The RCN analysis of NMC data, published today, found joiners to the UK nursing workforce this year includes recruits from 14 countries on a UK Government ‘red list’ of 47 most short-staffed countries.
Overall, the number of recruits from red list countries grew from 417 in 2019 to 4,272 in one year to 2022, it found. Nigeria has accounted for the most joiners in the last year at 3,010 growing from 276 in 2019, followed by Ghana at 843, Nepal at 210 and Pakistan with 112.

UK recruiters are not permitted to actively recruit – meaning conduct a recruitment campaign – from red list countries unless both governments agree to managed recruitment.
The RCN is calling on governments across the UK to invest in expanding the domestic workforce and to introduce bilateral agreements – with the involvement of national nursing associations – to ensure all international recruitment is mutually beneficial for these countries.
But it stressed that it recognises ‘the contribution made by professionals from around the world to our health and care services and defends the rights of individuals to work in the UK’.
RCN chief executive Pat Cullen said ministers are ‘overly reliant on nurses from countries with critical workforce shortages’ alongside a ‘deeply concerning’ lack of investment in domestic staff.
She added: ‘Our health and care workforce is proudly diverse.

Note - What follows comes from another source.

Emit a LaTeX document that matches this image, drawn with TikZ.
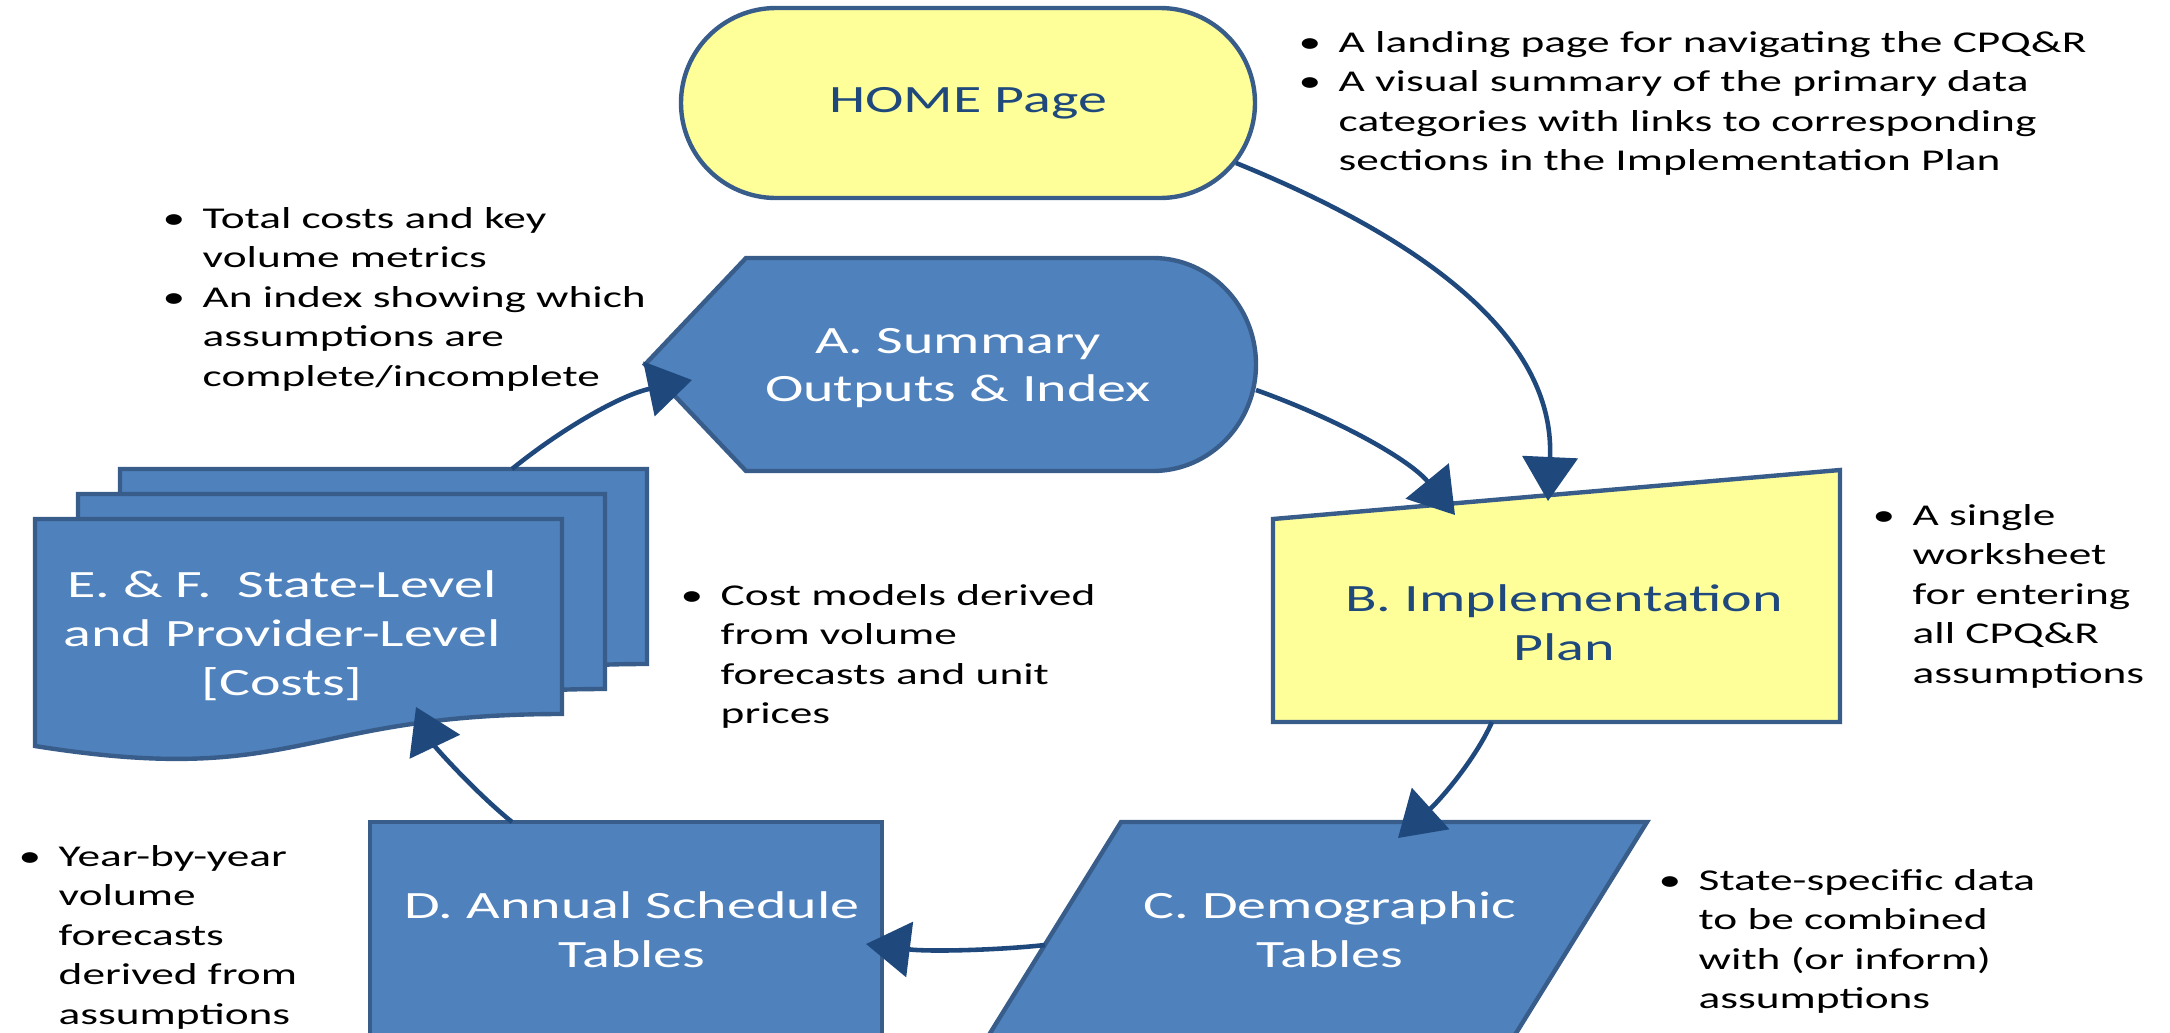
\documentclass[tikz,border=0pt]{standalone}
\usepackage{fontspec}
\setmainfont{Carlito}[FakeStretch=1.5]
\usetikzlibrary{arrows.meta}

\definecolor{boxblue}{RGB}{79,129,189}
\definecolor{edgeblue}{RGB}{56,93,138}
\definecolor{arrowblue}{RGB}{31,73,125}
\definecolor{paleyellow}{RGB}{255,255,153}

\newcommand{\bu}{\makebox[0.40cm][l]{\textbullet}}
\newcommand{\bi}{\hspace*{0.40cm}}
\newcommand{\docpage}[1]{\draw[bluebox, shift={#1}] (0,0) -- (5.27,0) -- (5.27,-1.95)
    .. controls (2.635,-1.95) and (2.635,-2.69) .. (0,-2.27) -- cycle;}

\begin{document}
\begin{tikzpicture}[
        bluebox/.style = {draw=edgeblue, line width=1.25pt, fill=boxblue},
        yellowbox/.style = {draw=edgeblue, line width=1.25pt, fill=paleyellow},
        boxtext/.style = {align=center, font=\fontsize{11}{13.9}\selectfont},
        notes/.style = {align=left, anchor=base west, inner sep=0pt,
            font=\fontsize{8.6}{11.2}\selectfont},
        flow/.style = {draw=arrowblue, line width=1.3pt,
            -{Triangle[length=4.4mm,width=5.5mm]}},
        ]

        \useasboundingbox (0,0) rectangle (21.7,10.32);
        \clip (0,0) rectangle (21.7,10.32);

        % Home page
        \node[yellowbox, boxtext, text=arrowblue, minimum width=5.74cm,
            minimum height=1.9cm, rounded corners=0.95cm] (home) at (9.68,9.29) {HOME Page};

        % A. Summary
        \draw[bluebox] (6.45,6.675) -- (7.46,7.74) -- (11.53,7.74)
            arc[start angle=90, end angle=-90, x radius=1.03, y radius=1.065]
            -- (7.46,5.61) -- cycle;
        \node[boxtext, text=white] (summary) at (9.58,6.64) {A. Summary\\Outputs \& Index};

        % B. Implementation plan
        \draw[yellowbox] (12.73,5.13) -- (18.40,5.62) -- (18.40,3.10) -- (12.73,3.10) -- cycle;
        \node[boxtext, text=arrowblue] (plan) at (15.64,4.09) {B. Implementation\\Plan};

        % C. Demographic tables
        \draw[bluebox] (11.21,2.10) -- (16.47,2.10) -- (14.87,-0.48) -- (9.61,-0.48) -- cycle;
        \node[boxtext, text=white] (demo) at (13.30,1.02) {C. Demographic\\Tables};

        % D. Annual schedule
        \draw[bluebox] (3.70,2.10) rectangle (8.82,-0.48);
        \node[boxtext, text=white] (annual) at (6.32,1.02) {D. Annual Schedule\\Tables};

        % E. & F. cost pages
        \docpage{(1.20,5.63)}
        \docpage{(0.78,5.38)}
        \docpage{(0.35,5.13)}
        \node[boxtext, text=white] (costs) at (2.82,3.96)
            {E. \& F.\ \ State-Level\\and Provider-Level\\{[Costs]}};

        % Connector ends
        \coordinate (homeout) at (12.36,8.69);
        \coordinate (planinA) at (15.48,5.31);
        \coordinate (summaryout) at (12.56,6.42);
        \coordinate (planinB) at (14.55,5.17);
        \coordinate (planout) at (14.92,3.10);
        \coordinate (demoin) at (13.98,1.94);
        \coordinate (demoout) at (10.45,0.87);
        \coordinate (annualin) at (8.66,0.88);
        \coordinate (annualout) at (5.12,2.10);
        \coordinate (costsin) at (4.16,3.25);
        \coordinate (costsout) at (5.12,5.63);
        \coordinate (summaryin) at (6.92,6.52);

        % Connectors
        \draw[flow] (homeout) .. controls (14.50,7.82) and (15.55,6.82) .. (planinA);
        \draw[flow] (summaryout) .. controls (13.40,6.12) and (14.10,5.72) .. (planinB);
        \draw[flow] (planout) .. controls (14.75,2.72) and (14.40,2.32) .. (demoin);
        \draw[flow] (demoout) .. controls (10.00,0.82) and (9.30,0.80) .. (annualin);
        \draw[flow] (annualout) .. controls (4.75,2.40) and (4.35,2.85) .. (costsin);
        \draw[flow] (costsout) .. controls (5.60,6.02) and (6.20,6.37) .. (summaryin);

        % Notes (placed by the baseline of their last line)
        \node[notes] (homenote) at (12.98,8.615)
            {\bu A landing page for navigating the CPQ\&R\\
             \bu A visual summary of the primary data\\
             \bi categories with links to corresponding\\
             \bi sections in the Implementation Plan};
        \node[notes] (summarynote) at (1.62,6.46)
            {\bu Total costs and key\\
             \bi volume metrics\\
             \bu An index showing which\\
             \bi assumptions are\\
             \bi complete/incomplete};
        \node[notes] (costsnote) at (6.80,3.085)
            {\bu Cost models derived\\
             \bi from volume\\
             \bi forecasts and unit\\
             \bi prices};
        \node[notes] (plannote) at (18.72,3.49)
            {\bu A single\\
             \bi worksheet\\
             \bi for entering\\
             \bi all CPQ\&R\\
             \bi assumptions};
        \node[notes] (demonote) at (16.58,0.235)
            {\bu State-specific data\\
             \bi to be combined\\
             \bi with (or inform)\\
             \bi assumptions};
        \node[notes] (annualnote) at (0.18,0.08)
            {\bu Year-by-year\\
             \bi volume\\
             \bi forecasts\\
             \bi derived from\\
             \bi assumptions};
    \end{tikzpicture}
\end{document}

International recruitment must be ethical, beyond reproach and come at the same time as increased investment in education and domestic professionals.’
In March 2021, the UK’s red list was shortened from 152 to 47, which brought restrictions in line with the World Health Organization’s (WHO own banned list of countries facing ‘serious’ shortages.
The analysis also comes after the NMC confirmed latst month that almost half of all new joiners were from overseas in the most recent 12 months.
These increases have led to concerns that the UK is becoming ‘heavily’ reliant upon countries with ‘critical’ workforce shortages to fill around 39,000 current nursing vacancies across health and care services in the UK, the RCN said.
A Department of Health and Social Care (DHSC) spokesperson said: ‘We have more nurses working in the NHS than ever before and are well over halfway towards the government’s target of recruiting 50,000 extra nurses by 2024.

‘Internationally trained staff have been part of the NHS since its inception in 1948 and continue to play a vital role, while also benefiting enormously from the opportunity to work in the NHS – both in terms of professional development and economically.
‘We do not actively recruit from any of these countries, and we have committed £20m towards programmes to strengthen the health workforce in a number of developing countries to support them to train, employ and retain a sufficient and skilled health workforce.’
WHO guidance balances individuals’ rights to migrate and pursue their careers overseas with their government’s desire to protect their valued workforce. Therefore individuals from these 47 countries are able to apply for vacancies in the UK independently, the DHSC also pointed out, and added that it is ‘working hard to increase our homegrown supply of health and social care staff’.
The 14 red list countries the RCN found the UK is recruiting from are: Afghanistan, Bangladesh, Cameroon, Ethiopia, Gambia, Ghana, Lesotho, Malawi, Mauritius, Nepal, Niger, Nigeria, Pakistan, Papua New Guinea, Sierra Leone, Tanzania and Uganda.